Case ID: ad2d_260/html/0215-02.html
Source: Caselaw Access Project
Author: {"author": "", "license": "Public Domain", "url": "https://static.case.law/"}
Date Created: 2024-08-24T03:29:51.129683

Lenora B. Fulani, Appellant, v New York Times Company et al., Respondents.
    [686 NYS2d 703]
   —Order, Supreme Court, New York County (Leland DeGrasse, J.), entered August 10, 1998, which granted defendants’ motion to dismiss the complaint for failure to state a cause of action, unanimously affirmed, with costs.
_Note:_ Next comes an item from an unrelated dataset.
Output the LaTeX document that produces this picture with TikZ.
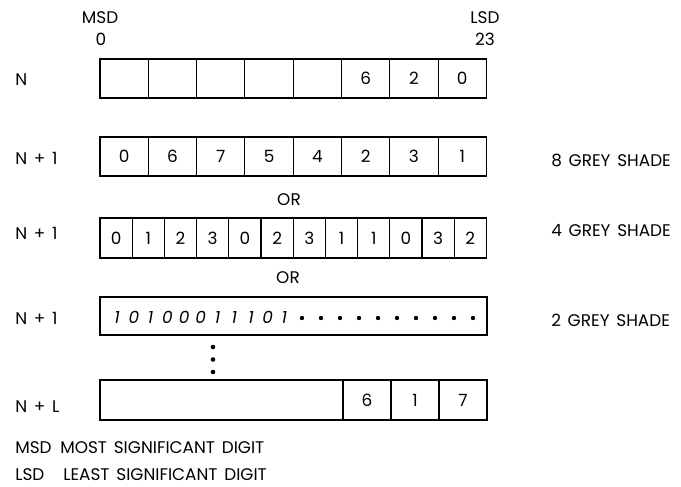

Plaintiff, concededly a public figure, claims that she was defamed by the subject newspaper article, which, after identifying her as a coordinator of the Independence Party’s candidate’s then ongoing campaign for a local public office, described her as “of the New Alliance Party [NAP], a political group that has been accused by former members of acting like a cult”. The statement that plaintiff was “of the NAP” was not defamatory, even assuming that defendants knew that the NAP was dissolved two years earlier, since the statement’s “gist” or “sting”, i.e., that plaintiff was currently a member of the NAP, could not have had a different or worse effect on the mind of a reasonable reader than the truth, i.e., that plaintiff was a longtime member, ex-chair and two-time Presidential candidate of the now defunct NAP (see, Masson v New Yorker Mag., 501 US 496, 517; Jewell v NYP Holdings, 23 F Supp 2d 348, 366). Nor could a reasonable reader have understood the statement attributed to former NAP members that NAP was a cult-like group to be “of and concerning plaintiff”. While plaintiff was described as “of the NAP”, the words “acting like a cult” refer to the NAP, not to plaintiff, who is not in any manner distinguished from any other members of that group (see, Provisional Govt. v American Broadcasting Cos., 609 F Supp 104, 108; Anyanwu v Columbia Broadcasting Sys., 887 F Supp 690, 692-693, citing, inter alia, Gross v Cantor, 270 NY 93). Concur — Rosenberger, J. P., Mazzarelli, Andrias and Saxe, JJ.